Exercise objective:
Would you repeat the listing exactly but omit every picture?

╔══

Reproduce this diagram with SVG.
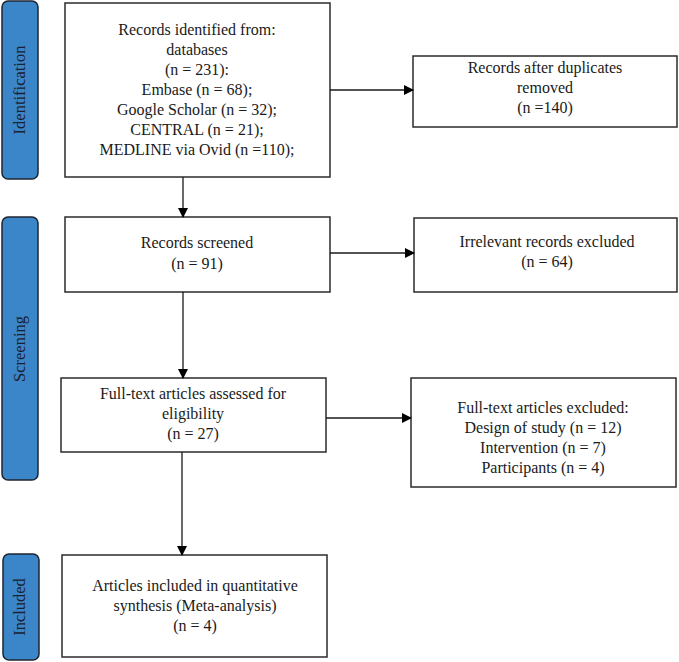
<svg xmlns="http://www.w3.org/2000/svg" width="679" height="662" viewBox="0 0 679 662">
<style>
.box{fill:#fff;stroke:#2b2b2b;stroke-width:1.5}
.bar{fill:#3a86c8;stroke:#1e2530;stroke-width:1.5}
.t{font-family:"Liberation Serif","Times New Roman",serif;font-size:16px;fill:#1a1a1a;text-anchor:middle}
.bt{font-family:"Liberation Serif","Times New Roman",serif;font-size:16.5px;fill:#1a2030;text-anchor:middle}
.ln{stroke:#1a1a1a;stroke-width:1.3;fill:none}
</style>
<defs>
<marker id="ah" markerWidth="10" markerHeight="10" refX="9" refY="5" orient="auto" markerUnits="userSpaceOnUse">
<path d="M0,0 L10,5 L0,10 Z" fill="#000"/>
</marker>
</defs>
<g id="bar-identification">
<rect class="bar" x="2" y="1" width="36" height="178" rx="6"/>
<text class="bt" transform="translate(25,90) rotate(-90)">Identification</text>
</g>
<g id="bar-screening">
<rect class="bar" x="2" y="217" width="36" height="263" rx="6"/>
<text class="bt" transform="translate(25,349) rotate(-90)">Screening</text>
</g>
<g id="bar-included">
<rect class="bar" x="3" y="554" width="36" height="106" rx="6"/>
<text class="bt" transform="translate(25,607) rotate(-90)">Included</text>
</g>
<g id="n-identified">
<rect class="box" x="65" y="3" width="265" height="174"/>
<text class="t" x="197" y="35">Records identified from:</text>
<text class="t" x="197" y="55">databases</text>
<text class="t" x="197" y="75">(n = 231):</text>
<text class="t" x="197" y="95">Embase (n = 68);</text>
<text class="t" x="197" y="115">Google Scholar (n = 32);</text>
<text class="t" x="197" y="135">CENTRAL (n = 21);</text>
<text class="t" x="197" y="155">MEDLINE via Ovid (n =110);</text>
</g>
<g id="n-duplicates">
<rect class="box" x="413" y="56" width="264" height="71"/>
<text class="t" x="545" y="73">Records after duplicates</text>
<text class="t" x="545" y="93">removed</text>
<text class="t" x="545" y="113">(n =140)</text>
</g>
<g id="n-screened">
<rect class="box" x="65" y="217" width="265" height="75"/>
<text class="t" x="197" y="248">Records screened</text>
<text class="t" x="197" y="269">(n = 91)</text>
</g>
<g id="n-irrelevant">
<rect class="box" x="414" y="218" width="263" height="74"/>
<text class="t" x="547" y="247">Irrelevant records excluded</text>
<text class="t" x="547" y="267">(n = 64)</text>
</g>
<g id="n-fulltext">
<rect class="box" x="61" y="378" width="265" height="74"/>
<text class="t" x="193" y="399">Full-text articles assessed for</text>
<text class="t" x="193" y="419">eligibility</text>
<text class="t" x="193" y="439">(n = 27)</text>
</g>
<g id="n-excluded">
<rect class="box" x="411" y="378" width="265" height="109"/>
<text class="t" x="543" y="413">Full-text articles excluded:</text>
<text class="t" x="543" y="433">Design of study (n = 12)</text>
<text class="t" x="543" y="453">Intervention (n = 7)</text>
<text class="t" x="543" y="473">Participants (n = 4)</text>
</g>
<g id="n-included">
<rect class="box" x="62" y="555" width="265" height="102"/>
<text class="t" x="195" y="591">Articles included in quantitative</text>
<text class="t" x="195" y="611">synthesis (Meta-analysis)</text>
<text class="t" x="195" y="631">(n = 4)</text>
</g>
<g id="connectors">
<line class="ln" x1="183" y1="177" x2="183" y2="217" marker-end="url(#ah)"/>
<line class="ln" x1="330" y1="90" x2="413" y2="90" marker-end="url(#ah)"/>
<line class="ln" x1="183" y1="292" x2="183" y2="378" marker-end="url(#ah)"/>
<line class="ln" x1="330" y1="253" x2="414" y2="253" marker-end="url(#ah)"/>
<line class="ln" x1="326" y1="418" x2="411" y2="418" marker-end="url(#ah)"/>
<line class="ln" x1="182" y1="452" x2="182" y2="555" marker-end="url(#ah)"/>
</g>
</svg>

╚══

Full response:
Reproduce this diagram with SVG.
<svg xmlns="http://www.w3.org/2000/svg" width="679" height="662" viewBox="0 0 679 662">
<style>
.box{fill:#fff;stroke:#2b2b2b;stroke-width:1.5}
.bar{fill:#3a86c8;stroke:#1e2530;stroke-width:1.5}
.t{font-family:"Liberation Serif","Times New Roman",serif;font-size:16px;fill:#1a1a1a;text-anchor:middle}
.bt{font-family:"Liberation Serif","Times New Roman",serif;font-size:16.5px;fill:#1a2030;text-anchor:middle}
.ln{stroke:#1a1a1a;stroke-width:1.3;fill:none}
</style>
<defs>
<marker id="ah" markerWidth="10" markerHeight="10" refX="9" refY="5" orient="auto" markerUnits="userSpaceOnUse">
<path d="M0,0 L10,5 L0,10 Z" fill="#000"/>
</marker>
</defs>
<g id="bar-identification">
<rect class="bar" x="2" y="1" width="36" height="178" rx="6"/>
<text class="bt" transform="translate(25,90) rotate(-90)">Identification</text>
</g>
<g id="bar-screening">
<rect class="bar" x="2" y="217" width="36" height="263" rx="6"/>
<text class="bt" transform="translate(25,349) rotate(-90)">Screening</text>
</g>
<g id="bar-included">
<rect class="bar" x="3" y="554" width="36" height="106" rx="6"/>
<text class="bt" transform="translate(25,607) rotate(-90)">Included</text>
</g>
<g id="n-identified">
<rect class="box" x="65" y="3" width="265" height="174"/>
<text class="t" x="197" y="35">Records identified from:</text>
<text class="t" x="197" y="55">databases</text>
<text class="t" x="197" y="75">(n = 231):</text>
<text class="t" x="197" y="95">Embase (n = 68);</text>
<text class="t" x="197" y="115">Google Scholar (n = 32);</text>
<text class="t" x="197" y="135">CENTRAL (n = 21);</text>
<text class="t" x="197" y="155">MEDLINE via Ovid (n =110);</text>
</g>
<g id="n-duplicates">
<rect class="box" x="413" y="56" width="264" height="71"/>
<text class="t" x="545" y="73">Records after duplicates</text>
<text class="t" x="545" y="93">removed</text>
<text class="t" x="545" y="113">(n =140)</text>
</g>
<g id="n-screened">
<rect class="box" x="65" y="217" width="265" height="75"/>
<text class="t" x="197" y="248">Records screened</text>
<text class="t" x="197" y="269">(n = 91)</text>
</g>
<g id="n-irrelevant">
<rect class="box" x="414" y="218" width="263" height="74"/>
<text class="t" x="547" y="247">Irrelevant records excluded</text>
<text class="t" x="547" y="267">(n = 64)</text>
</g>
<g id="n-fulltext">
<rect class="box" x="61" y="378" width="265" height="74"/>
<text class="t" x="193" y="399">Full-text articles assessed for</text>
<text class="t" x="193" y="419">eligibility</text>
<text class="t" x="193" y="439">(n = 27)</text>
</g>
<g id="n-excluded">
<rect class="box" x="411" y="378" width="265" height="109"/>
<text class="t" x="543" y="413">Full-text articles excluded:</text>
<text class="t" x="543" y="433">Design of study (n = 12)</text>
<text class="t" x="543" y="453">Intervention (n = 7)</text>
<text class="t" x="543" y="473">Participants (n = 4)</text>
</g>
<g id="n-included">
<rect class="box" x="62" y="555" width="265" height="102"/>
<text class="t" x="195" y="591">Articles included in quantitative</text>
<text class="t" x="195" y="611">synthesis (Meta-analysis)</text>
<text class="t" x="195" y="631">(n = 4)</text>
</g>
<g id="connectors">
<line class="ln" x1="183" y1="177" x2="183" y2="217" marker-end="url(#ah)"/>
<line class="ln" x1="330" y1="90" x2="413" y2="90" marker-end="url(#ah)"/>
<line class="ln" x1="183" y1="292" x2="183" y2="378" marker-end="url(#ah)"/>
<line class="ln" x1="330" y1="253" x2="414" y2="253" marker-end="url(#ah)"/>
<line class="ln" x1="326" y1="418" x2="411" y2="418" marker-end="url(#ah)"/>
<line class="ln" x1="182" y1="452" x2="182" y2="555" marker-end="url(#ah)"/>
</g>
</svg>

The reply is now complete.